May 25, 2016

This week the minutes from the Central bank’s meeting in April showed that a hike at the June meeting would be ‘appropriate’ if economic conditions continue to strengthen as inflation rises closer to the 2 percent target. However, several policymakers indicated their concerns that the economic signals may not be clear enough by the June 15 meeting. The upcoming UK referendum on its membership in the EU is the biggest overseas factor giving the Federal Open Market Committee (FOMC) jitters for next month. According to the Fed, the median predictions from the March 2016 meeting were a hike to .875% by the end of 2016. Rates in the US have been historically low since the 2007-2009 financial crisis: so what do higher interest rates mean for businesses and consumers?

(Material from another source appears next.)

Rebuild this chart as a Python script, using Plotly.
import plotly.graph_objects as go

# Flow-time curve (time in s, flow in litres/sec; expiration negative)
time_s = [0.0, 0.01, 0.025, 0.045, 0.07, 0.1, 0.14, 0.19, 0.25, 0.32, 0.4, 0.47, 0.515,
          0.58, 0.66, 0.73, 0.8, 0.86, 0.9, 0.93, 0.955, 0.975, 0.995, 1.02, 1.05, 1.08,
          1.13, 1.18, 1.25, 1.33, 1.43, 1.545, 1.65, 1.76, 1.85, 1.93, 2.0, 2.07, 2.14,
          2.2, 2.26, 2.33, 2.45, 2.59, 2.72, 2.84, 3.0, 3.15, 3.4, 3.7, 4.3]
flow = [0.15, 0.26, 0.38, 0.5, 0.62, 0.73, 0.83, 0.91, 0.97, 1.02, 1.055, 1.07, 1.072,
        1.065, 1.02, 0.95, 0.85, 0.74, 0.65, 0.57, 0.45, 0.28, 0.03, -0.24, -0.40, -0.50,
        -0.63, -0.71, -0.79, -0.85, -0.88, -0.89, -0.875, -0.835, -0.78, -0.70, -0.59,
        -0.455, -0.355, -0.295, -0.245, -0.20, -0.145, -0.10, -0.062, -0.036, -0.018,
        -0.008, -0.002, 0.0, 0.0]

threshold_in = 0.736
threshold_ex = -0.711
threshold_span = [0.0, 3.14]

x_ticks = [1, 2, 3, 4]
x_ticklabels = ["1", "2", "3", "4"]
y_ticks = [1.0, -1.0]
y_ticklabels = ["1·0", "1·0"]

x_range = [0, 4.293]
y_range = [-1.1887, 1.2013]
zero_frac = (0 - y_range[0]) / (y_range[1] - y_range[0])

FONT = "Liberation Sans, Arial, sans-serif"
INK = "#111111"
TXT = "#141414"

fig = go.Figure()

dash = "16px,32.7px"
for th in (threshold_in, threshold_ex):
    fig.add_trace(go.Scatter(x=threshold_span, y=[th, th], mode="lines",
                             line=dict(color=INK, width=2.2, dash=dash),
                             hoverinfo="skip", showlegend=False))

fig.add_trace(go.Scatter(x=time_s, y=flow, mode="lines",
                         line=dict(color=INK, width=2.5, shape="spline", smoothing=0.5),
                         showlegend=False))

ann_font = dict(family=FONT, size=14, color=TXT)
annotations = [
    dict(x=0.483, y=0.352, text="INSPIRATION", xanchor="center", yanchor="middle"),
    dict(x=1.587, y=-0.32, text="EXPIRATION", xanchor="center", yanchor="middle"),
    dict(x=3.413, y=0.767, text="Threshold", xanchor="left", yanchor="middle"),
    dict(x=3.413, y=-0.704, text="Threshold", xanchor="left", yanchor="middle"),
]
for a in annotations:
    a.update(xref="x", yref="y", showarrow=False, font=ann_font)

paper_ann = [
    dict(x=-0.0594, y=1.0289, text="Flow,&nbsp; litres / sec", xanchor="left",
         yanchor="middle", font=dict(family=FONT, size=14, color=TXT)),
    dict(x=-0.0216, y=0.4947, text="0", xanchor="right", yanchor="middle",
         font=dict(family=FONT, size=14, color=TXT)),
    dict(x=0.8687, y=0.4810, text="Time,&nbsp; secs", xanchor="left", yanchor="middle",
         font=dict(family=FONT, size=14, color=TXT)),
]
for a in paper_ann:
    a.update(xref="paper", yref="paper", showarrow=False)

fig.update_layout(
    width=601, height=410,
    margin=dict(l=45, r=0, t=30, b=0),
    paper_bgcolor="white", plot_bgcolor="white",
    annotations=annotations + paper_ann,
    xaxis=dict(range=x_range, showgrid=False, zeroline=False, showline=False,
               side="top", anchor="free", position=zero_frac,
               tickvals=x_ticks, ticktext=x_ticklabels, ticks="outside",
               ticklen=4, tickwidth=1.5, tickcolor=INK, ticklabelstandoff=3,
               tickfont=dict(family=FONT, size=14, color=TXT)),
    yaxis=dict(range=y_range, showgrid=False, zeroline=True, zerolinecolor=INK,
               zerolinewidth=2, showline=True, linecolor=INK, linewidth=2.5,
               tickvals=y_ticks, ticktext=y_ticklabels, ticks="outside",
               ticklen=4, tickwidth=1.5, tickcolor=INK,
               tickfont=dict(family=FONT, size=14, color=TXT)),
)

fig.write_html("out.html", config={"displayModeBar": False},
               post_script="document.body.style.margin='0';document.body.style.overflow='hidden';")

On the business side, many corporations have taken advantage of the low rate to borrow money via the bond market, and feel that a small rate hike will have a negligible impact. Economists however warn that the interest payment for companies who have issues low-grade debt could rise quickly. An upward trend in short term interest rates will be positive for savers who have been seeing negligible interest on their deposits, but this could be a knock-on for other interest rates like car loans, credit cards, and mortgages, which could make them more costly to consumers. OECD statistics however show that the burden of household debt has fallen since the crisis, suggesting that consumers are better prepared for higher borrowing costs.

On a global scale a rate hike would lead to widespread expectation that the Bank of England will be the next central bank to raise rates after the US. The Bank of England typically follows the Federal Reserve’s lead, when measured by government bond yields. At the most recent meeting the Bank of England’s monetary policy committee unanimously voted to keep interest rates at historic lows of 0.5 percent, and JP Morgan believes a rate rise won’t come until the first quarter of 2017. A rise in the rate in the US would impact emerging market countries through the stronger US dollar, which we are already seeing. Higher US interest rates a stronger dollar will depress the values of emerging market currencies at a time when they are already weakening against the greenback. The fed rate hike could exacerbate currency turmoil.